Hussein Eddeb/Shutterstock.com

The election of Fathi Bashaga as Libya’s new Prime Minister is a key element in a renewed convergence between opposing factions in the country. The new Prime Minister and Government, whom we will see at work in just a few weeks, are the result of an agreement between Tripolitania and Cyrenaica, which also involves Fezzan. This was disclosed a few weeks ago in a meeting in Benghazi between the former Vice Chairman of the Government of National Accord, Ahmed Maiteeg, General Khalifa Haftar and Bashaga himself.
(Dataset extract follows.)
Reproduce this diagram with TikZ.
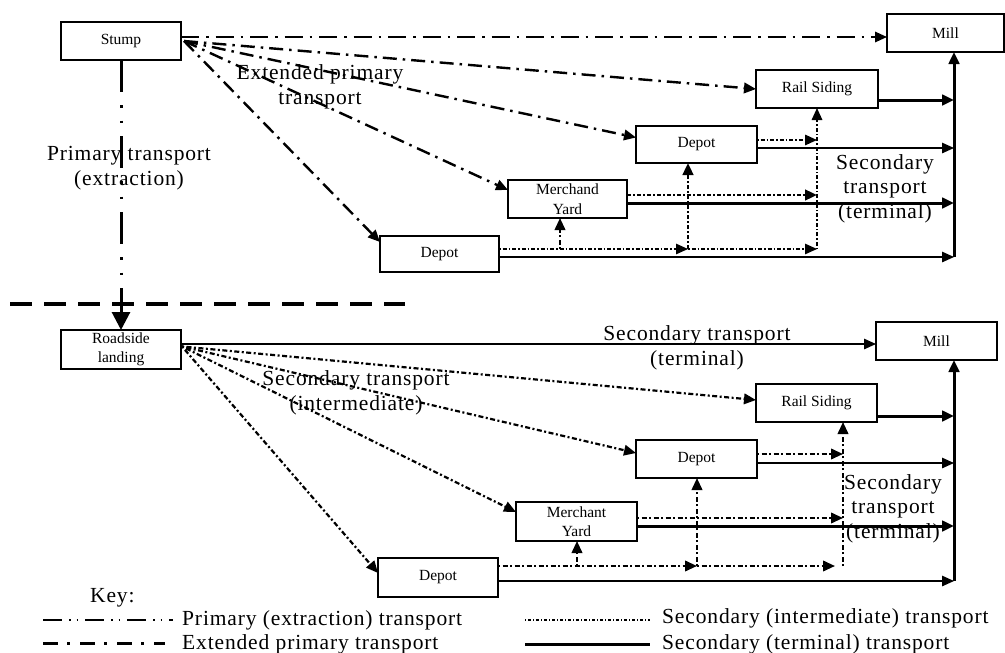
\documentclass[tikz,border=0pt]{standalone}
\usepackage{fontspec}
\setmainfont{Liberation Serif}
\newfontfamily\lblfont[LetterSpace=4]{Liberation Serif}
\usetikzlibrary{arrows.meta}
\begin{document}
\begin{tikzpicture}[x=1pt,y=-1pt,
  box/.style={draw, line width=1.4pt, inner sep=0pt, outer sep=0pt, font=\fontsize{15.5}{19.5}\selectfont, align=center},
  lbl/.style={font=\lblfont\fontsize{21.5}{24.5}\selectfont, align=center, inner sep=0pt, anchor=base},
  tip/.style={-{Triangle[length=12pt,width=10.5pt]}},
  bigtip/.style={-{Triangle[length=18pt,width=18pt]}},
  primline/.style={line width=1.7pt, dash pattern=on 18pt off 7pt on 2.5pt off 7pt},
  extprim/.style={line width=2.4pt, dash pattern=on 14pt off 6pt on 2.5pt off 6pt},
  primvert/.style={line width=3pt, dash pattern=on 32pt off 13pt on 2.5pt off 13pt on 2.5pt off 13pt},
  sepline/.style={line width=3.5pt, dash pattern=on 22pt off 12pt},
  thinsolid/.style={line width=1.3pt},
  term/.style={line width=3pt},
  secthin/.style={line width=1.2pt, dash pattern=on 1.5pt off 2pt on 4pt off 2pt},
  secone/.style={line width=1.6pt, dash pattern=on 1.5pt off 2pt on 4pt off 2pt},
  secmed/.style={line width=2.2pt, dash pattern=on 2pt off 2.5pt on 5pt off 2.5pt},
  secthick/.style={line width=2.8pt, dash pattern=on 4pt off 2pt on 2pt off 2pt},
  keyprim/.style={line width=1.1pt, dash pattern=on 19pt off 7pt on 1.5pt off 6pt on 1.5pt off 7pt},
  keyext/.style={line width=3pt, dash pattern=on 15pt off 9pt on 3pt off 10pt},
  keyint/.style={line width=1.1pt, dash pattern=on 1pt off 2pt on 3pt off 2pt},
  keyterm/.style={line width=3pt}
]
\fill[white] (0,0) rectangle (1005,653);
\useasboundingbox (0,0) rectangle (1005,653);

% ---------- top section boxes
\node[box, minimum width=120pt, minimum height=38pt] (stump) at (121,41) {Stump};
\node[box, minimum width=117pt, minimum height=38pt] (millT) at (945.5,33) {Mill};
\node[box, minimum width=122pt, minimum height=38pt] (railT) at (817,89) {Rail Siding};
\node[box, minimum width=121pt, minimum height=37pt] (depotU) at (696.5,144.5) {Depot};
\node[box, minimum width=119pt, minimum height=38pt] (merchT) at (567.5,199) {Merchand\\Yard};
\node[box, minimum width=119pt, minimum height=36pt] (depotL) at (439.5,254) {Depot};

% ---------- bottom section boxes
\node[box, minimum width=120pt, minimum height=39pt] (road) at (121,349.5) {Roadside\\landing};
\node[box, minimum width=121pt, minimum height=38pt] (millB) at (936.5,341) {Mill};
\node[box, minimum width=121pt, minimum height=38pt] (railB) at (816.5,403) {Rail Siding};
\node[box, minimum width=121pt, minimum height=38pt] (depotU2) at (696.5,459) {Depot};
\node[box, minimum width=121pt, minimum height=39pt] (merchB) at (576.5,521.5) {Merchant\\Yard};
\node[box, minimum width=120pt, minimum height=39pt] (depotL2) at (438,577.5) {Depot};

% ---------- labels (anchor at baseline of last line)
\node[lbl] (lprim) at (129,185) {Primary transport\\(extraction)};
\node[lbl] (lext) at (320,104) {Extended primary\\transport};
\node[lbl] (lterm1) at (885,218) {Secondary\\transport\\(terminal)};
\node[lbl] (lterm2) at (697,365) {Secondary transport\\(terminal)};
\node[lbl] (linter) at (356,410) {Secondary transport\\(intermediate)};
\node[lbl] (lterm3) at (893,538) {Secondary\\transport\\(terminal)};

% ---------- separator
\coordinate (dl1) at (10,304);
\coordinate (dl2) at (405,304);
\draw[sepline] (dl1) -- (dl2);

% ---------- stump connectors
\coordinate (s0) at ([xshift=3pt]stump.east);
\draw[primline, tip] ([yshift=4pt]stump.east) -- ([yshift=4pt]stump.east -| millT.west);
\draw[extprim, tip] (s0) -- (railT.west);
\draw[extprim, tip] (s0) -- ([yshift=7pt]depotU.west);
\draw[extprim, tip] (s0) -- ([yshift=9pt]merchT.west);
\draw[extprim, tip] (s0) -- ([yshift=12pt]depotL.west);
\draw[primvert, bigtip] (stump.south) -- (road.north);

% ---------- top right network
\coordinate (busT) at (954,257);
\coordinate (jT) at (688,249);
\coordinate (vT) at (817,249);
\coordinate (mT) at (560,249);
\draw[term, tip] ([yshift=-11pt]railT.east) -- ([yshift=-11pt]railT.east -| busT);
\draw[thinsolid, tip] ([yshift=-3.5pt]depotU.east) -- ([yshift=-3.5pt]depotU.east -| busT);
\draw[secone, tip] ([yshift=4.5pt]depotU.east) -- ([yshift=4.5pt]depotU.east -| vT);
\draw[term, tip] ([yshift=-4pt]merchT.east) -- ([yshift=-4pt]merchT.east -| busT);
\draw[secthick, tip] ([yshift=4pt]merchT.east) -- ([yshift=4pt]merchT.east -| vT);
\draw[thinsolid, tip] ([yshift=-3pt]depotL.east) -- (busT);
\draw[secthin, tip] ([yshift=5pt]depotL.east) -- (jT);
\draw[secthin, tip] (jT) -- (vT);
\draw[secthick, tip] (jT) -- (jT |- depotU.south);
\draw[secone, tip] (vT) -- (vT |- railT.south);
\draw[secmed, tip] (mT) -- (mT |- merchT.south);
\draw[term, tip] (busT) -- (busT |- millT.south);

% ---------- roadside connectors
\coordinate (r0) at ([xshift=1pt,yshift=3pt]road.east);
\draw[thinsolid, tip] ([yshift=5.5pt]road.east) -- ([yshift=5.5pt]road.east -| millB.west);
\draw[secmed, tip] (r0) -- ([yshift=3pt]railB.west);
\draw[secmed, tip] (r0) -- ([yshift=6pt]depotU2.west);
\draw[secmed, tip] (r0) -- ([yshift=9.5pt]merchB.west);
\draw[secmed, tip] (r0) -- ([yshift=4.5pt]depotL2.west);

% ---------- bottom right network
\coordinate (busB) at (954,581);
\coordinate (jB) at (697,566);
\coordinate (vB) at (843,566);
\coordinate (mB) at (577,566);
\draw[term, tip] ([yshift=-13pt]railB.east) -- ([yshift=-13pt]railB.east -| busB);
\draw[thinsolid, tip] ([yshift=-4pt]depotU2.east) -- ([yshift=-4pt]depotU2.east -| busB);
\draw[secmed, tip] ([yshift=5pt]depotU2.east) -- ([yshift=5pt]depotU2.east -| vB);
\draw[term, tip] ([yshift=-4.5pt]merchB.east) -- ([yshift=-4.5pt]merchB.east -| busB);
\draw[secmed, tip] ([yshift=3.5pt]merchB.east) -- ([yshift=3.5pt]merchB.east -| vB);
\draw[thinsolid, tip] ([yshift=-3.5pt]depotL2.east) -- (busB);
\draw[secmed, tip] ([yshift=11.5pt]depotL2.east) -- (jB);
\draw[secmed, tip] (jB) -- ([xshift=-8pt]vB);
\draw[secmed, tip] (jB) -- (jB |- depotU2.south);
\draw[secmed, tip] (vB) -- (vB |- railB.south);
\draw[secmed, tip] (mB) -- (mB |- merchB.south);
\draw[term, tip] (busB) -- (busB |- millB.south);

% ---------- key
\node[lbl, anchor=base west] (keyhd) at (90,602) {Key:};
\node[lbl, anchor=base west] (k1) at (182,625) {Primary (extraction) transport};
\node[lbl, anchor=base west] (k2) at (182,649) {Extended primary transport};
\node[lbl, anchor=base west] (k3) at (662,623) {Secondary (intermediate) transport};
\node[lbl, anchor=base west] (k4) at (662,649) {Secondary (terminal) transport};
\draw[keyprim] (43,620) -- (173,620);
\draw[keyext] (43,643) -- (165,643);
\draw[keyint] (525,620) -- (650,620);
\draw[keyterm] (525,644) -- (650,644);
\end{tikzpicture}
\end{document}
It is no coincidence that, immediately after the confidence vote at the House of Representatives in Tobruk, the newly elected Prime Minister flew to Tripoli, accompanied by Maiteeg. The two Misrata-born politicians chose to stick together so that Bashaga could obtain as many votes as possible among the members of Parliament, thus receiving the broadest possible legitimation. Judging by the unanimous vote received by the Prime Minister-designate from the House of Representatives, this first phase can be considered to have been successful.

In fact, this broad political support gives Bashaga (and the government that he is forming) the approval they need to go through the delicate phase of transition from the incumbent Prime Minister, Abdelhamid Dabaiba. Appointed at the beginning of last year by the Libyan Political Dialogue Forum – a UN-backed body created to enact a ceasefire in the autumn of 2020 – Dabaiba was tasked with leading the so-called Government of National Unity, a caretaker government in charge of bringing the country to elections scheduled for 24 December 2021.

The elections fell through due to technical reasons (and internal political dynamics). They were postponed to 24 January and called off again. According to the roadmap outlined by the Parliament, parliamentary and presidential elections are now to be held within 14 months. If Dabaiba – whose mandate officially expired on 24 December 2021 – were to remain in government over this period of time, this would produce a political stalemate.

However, Dabaiba stated that “he will not accept any new transitional phase or parallel authority” and will only hand over power to an elected government. This is a dangerous position, considering that the new premier enjoys the confidence of the House of Representatives, just as he did.

The possibility of a dual government – a deplorable option already experienced in Libya – carries the risk of harming the stabilisation process now underway.

Foreign powers, which have long been conditioning the political dynamics in Libya, will also play a key role in this process: the ambassadors and political directors of the Foreign Ministries of the P3+2 countries (France, United Kingdom and United States, plus Germany and Italy) discussed this point in a meeting held in Rome in February. The meeting was also attended by representatives of the United Arab Emirates, Qatar, Turkey and Russia, as well as by the Special Advisor to the UN Secretary General on Libya, Stephanie Williams, who had previously met bilaterally with Italian foreign minister, Luigi Di Maio.

Bashaga, on his arrival in Tripoli, committed to “opening a new chapter” and “reaching out” to all Libyans – a priority for the country. Thanking Dabaiba for his work, the new Prime Minister said that he was “confident” that the Government of National Accord would “respect democratic principles” and hand over power. Whether, in the coming 14 months, Libyans will have a new president, government and parliament will all depend on this phase.